WHAT TO DO
In the listing that follows, count every line with the word "chart" in it and write only the total.

· · · · · · ·

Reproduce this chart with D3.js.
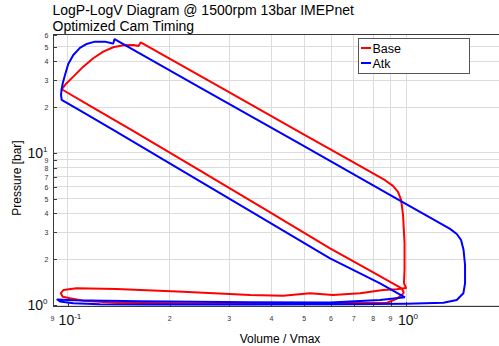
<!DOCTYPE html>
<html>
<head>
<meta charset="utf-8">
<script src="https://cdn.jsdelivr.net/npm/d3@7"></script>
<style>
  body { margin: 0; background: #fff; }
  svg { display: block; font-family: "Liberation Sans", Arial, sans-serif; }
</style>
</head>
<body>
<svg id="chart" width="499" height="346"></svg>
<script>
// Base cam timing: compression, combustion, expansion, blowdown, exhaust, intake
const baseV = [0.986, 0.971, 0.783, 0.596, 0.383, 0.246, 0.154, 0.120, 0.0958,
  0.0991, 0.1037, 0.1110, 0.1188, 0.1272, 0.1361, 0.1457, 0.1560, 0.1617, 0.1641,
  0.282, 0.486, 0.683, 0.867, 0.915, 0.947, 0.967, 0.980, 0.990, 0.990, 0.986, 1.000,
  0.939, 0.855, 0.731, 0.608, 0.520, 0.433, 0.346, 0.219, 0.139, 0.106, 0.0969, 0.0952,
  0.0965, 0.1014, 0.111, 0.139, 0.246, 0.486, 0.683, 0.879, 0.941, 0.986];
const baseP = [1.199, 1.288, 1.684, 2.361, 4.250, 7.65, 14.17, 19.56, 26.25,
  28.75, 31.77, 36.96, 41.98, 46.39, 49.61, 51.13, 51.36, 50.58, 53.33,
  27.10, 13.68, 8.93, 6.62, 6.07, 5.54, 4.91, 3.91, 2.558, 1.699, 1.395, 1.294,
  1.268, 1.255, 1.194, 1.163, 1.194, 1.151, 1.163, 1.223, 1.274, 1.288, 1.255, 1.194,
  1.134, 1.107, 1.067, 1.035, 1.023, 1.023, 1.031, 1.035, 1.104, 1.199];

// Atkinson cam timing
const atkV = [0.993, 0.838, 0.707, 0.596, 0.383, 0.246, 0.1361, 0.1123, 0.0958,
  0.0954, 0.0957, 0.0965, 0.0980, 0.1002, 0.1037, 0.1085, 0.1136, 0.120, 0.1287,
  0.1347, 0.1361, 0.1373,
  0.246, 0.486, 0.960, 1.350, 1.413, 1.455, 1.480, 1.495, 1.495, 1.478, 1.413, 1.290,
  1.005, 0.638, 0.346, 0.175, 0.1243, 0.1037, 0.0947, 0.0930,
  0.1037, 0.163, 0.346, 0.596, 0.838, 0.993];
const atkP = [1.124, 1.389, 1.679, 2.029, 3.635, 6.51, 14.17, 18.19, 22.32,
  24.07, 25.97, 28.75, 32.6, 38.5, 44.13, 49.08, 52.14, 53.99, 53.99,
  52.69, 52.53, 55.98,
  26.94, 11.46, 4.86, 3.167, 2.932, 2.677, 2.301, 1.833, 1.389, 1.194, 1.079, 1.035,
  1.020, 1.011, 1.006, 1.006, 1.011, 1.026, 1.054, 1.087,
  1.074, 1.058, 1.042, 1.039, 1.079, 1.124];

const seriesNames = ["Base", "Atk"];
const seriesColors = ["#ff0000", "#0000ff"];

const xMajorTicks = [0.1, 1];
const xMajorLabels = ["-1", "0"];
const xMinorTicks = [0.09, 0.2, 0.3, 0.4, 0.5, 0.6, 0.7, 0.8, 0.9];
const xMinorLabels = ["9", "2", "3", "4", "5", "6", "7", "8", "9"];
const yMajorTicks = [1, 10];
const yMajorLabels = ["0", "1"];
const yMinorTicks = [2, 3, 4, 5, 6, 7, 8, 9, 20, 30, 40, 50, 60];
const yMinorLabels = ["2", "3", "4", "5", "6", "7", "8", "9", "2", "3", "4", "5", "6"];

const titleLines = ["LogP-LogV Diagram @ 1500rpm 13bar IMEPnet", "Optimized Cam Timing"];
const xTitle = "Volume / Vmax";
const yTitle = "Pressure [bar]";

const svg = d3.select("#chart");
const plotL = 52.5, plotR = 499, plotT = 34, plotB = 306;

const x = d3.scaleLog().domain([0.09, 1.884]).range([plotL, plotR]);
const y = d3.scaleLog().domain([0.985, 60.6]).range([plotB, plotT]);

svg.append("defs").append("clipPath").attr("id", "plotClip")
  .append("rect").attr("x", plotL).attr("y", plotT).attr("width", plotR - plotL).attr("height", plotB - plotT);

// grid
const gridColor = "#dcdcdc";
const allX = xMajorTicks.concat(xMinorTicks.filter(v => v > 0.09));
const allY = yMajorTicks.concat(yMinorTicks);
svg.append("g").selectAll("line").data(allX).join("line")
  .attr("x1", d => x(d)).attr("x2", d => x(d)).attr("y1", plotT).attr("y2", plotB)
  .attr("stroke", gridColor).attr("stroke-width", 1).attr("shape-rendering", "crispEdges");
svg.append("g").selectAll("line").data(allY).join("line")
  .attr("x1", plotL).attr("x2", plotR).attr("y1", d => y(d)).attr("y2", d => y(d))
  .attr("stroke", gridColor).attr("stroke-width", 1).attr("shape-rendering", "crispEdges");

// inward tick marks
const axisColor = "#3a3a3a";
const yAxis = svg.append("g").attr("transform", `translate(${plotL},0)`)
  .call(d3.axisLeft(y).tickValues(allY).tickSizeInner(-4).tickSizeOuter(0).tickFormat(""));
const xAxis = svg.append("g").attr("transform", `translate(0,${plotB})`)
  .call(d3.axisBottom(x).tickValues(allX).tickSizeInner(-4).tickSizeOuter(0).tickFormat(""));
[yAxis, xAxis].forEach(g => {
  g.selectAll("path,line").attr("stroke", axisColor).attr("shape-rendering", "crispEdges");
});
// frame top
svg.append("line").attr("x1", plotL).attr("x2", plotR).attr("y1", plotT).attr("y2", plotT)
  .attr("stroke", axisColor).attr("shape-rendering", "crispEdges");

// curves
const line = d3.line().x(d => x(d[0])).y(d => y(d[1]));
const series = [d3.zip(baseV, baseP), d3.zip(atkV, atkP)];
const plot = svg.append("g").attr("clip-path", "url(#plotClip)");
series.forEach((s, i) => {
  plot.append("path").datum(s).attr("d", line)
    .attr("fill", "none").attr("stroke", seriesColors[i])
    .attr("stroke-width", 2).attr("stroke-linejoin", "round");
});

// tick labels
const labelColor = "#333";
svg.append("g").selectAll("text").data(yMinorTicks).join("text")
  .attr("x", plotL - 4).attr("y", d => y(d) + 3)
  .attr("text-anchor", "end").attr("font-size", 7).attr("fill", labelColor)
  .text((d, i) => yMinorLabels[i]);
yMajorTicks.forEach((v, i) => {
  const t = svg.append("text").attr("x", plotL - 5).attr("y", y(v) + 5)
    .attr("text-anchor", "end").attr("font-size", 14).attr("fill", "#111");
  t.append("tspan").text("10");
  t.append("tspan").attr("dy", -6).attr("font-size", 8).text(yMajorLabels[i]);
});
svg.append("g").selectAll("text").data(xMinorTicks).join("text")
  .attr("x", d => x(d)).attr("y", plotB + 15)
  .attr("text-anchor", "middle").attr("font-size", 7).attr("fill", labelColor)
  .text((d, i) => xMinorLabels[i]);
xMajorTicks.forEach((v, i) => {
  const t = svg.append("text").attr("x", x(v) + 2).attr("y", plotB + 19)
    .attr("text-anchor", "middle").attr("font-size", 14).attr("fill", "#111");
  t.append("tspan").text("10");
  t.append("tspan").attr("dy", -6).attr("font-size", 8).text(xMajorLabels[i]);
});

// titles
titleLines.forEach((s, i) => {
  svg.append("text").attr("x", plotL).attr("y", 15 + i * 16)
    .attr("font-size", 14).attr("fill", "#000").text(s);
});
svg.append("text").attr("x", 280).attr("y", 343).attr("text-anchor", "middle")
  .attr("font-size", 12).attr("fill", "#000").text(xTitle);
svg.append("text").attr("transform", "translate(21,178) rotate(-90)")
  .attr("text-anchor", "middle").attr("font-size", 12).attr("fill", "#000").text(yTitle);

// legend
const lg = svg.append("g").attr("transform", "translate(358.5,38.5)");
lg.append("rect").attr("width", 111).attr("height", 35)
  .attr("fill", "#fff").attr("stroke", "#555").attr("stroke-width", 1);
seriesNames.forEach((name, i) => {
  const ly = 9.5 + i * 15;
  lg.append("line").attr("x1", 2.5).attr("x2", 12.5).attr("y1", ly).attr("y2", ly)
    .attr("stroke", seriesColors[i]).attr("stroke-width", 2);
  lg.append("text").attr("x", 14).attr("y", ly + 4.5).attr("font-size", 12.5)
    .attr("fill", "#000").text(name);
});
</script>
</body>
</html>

· · · · · · ·

THE REPLY
3